Hello @SamuelCahyawijaya,

I want to report that the DataCatalogue link above does not work. Instead, I found this link works for this dataset: https://seacrowd.github.io/seacrowd-catalogue/card.html?scb-mt-en-th-2020.

Therefore, one clarification: Should the dataset name be scb-mt-en-th or scb-mt-en-th-2020? I think the dataset name reported in the title, card, and dataloader name should be unified.

Thanks for taking a look at this problem!

sabilmakbar commented 8 months ago

Thanks for reporting this, @jen-santoso! We'll check into it.
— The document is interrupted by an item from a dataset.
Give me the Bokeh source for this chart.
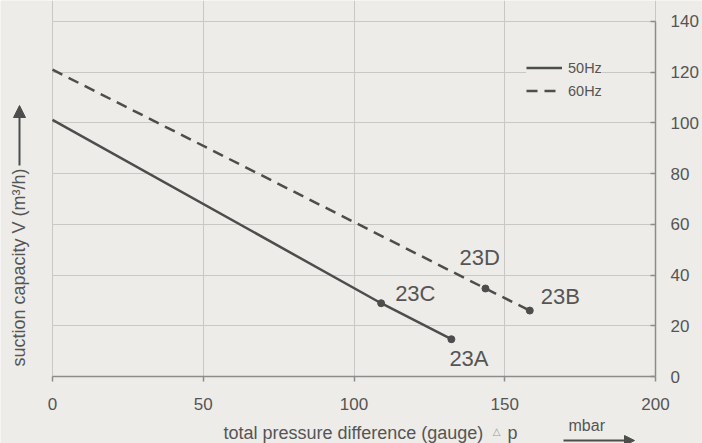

Also, I'm thinking that the dataset name on dataloaders should be implemented in snakecase naming convention, hence scb_mt_en_th_2020 or scb_mt_en_th.

jensan-1 commented 8 months ago

Thanks for the snakecase catch @sabilmakbar ! I'll rename the files as soon as the dataloader name is decided (with or without 2020 at the end).

UPDATE: pushed the snakecase dataloader name fix

holylovenia commented 8 months ago

Hello @SamuelCahyawijaya,

I want to report that the DataCatalogue link above does not work. Instead, I found this link works for this dataset: https://seacrowd.github.io/seacrowd-catalogue/card.html?scb-mt-en-th-2020.

Therefore, one clarification: Should the dataset name be scb-mt-en-th or scb-mt-en-th-2020? I think the dataset name reported in the title, card, and dataloader name should be unified.

Thanks for taking a look at this problem!

Hi @jen-santoso, thanks for notifying us regarding the error. Could you please look up the info using this monitor sheet for the time being?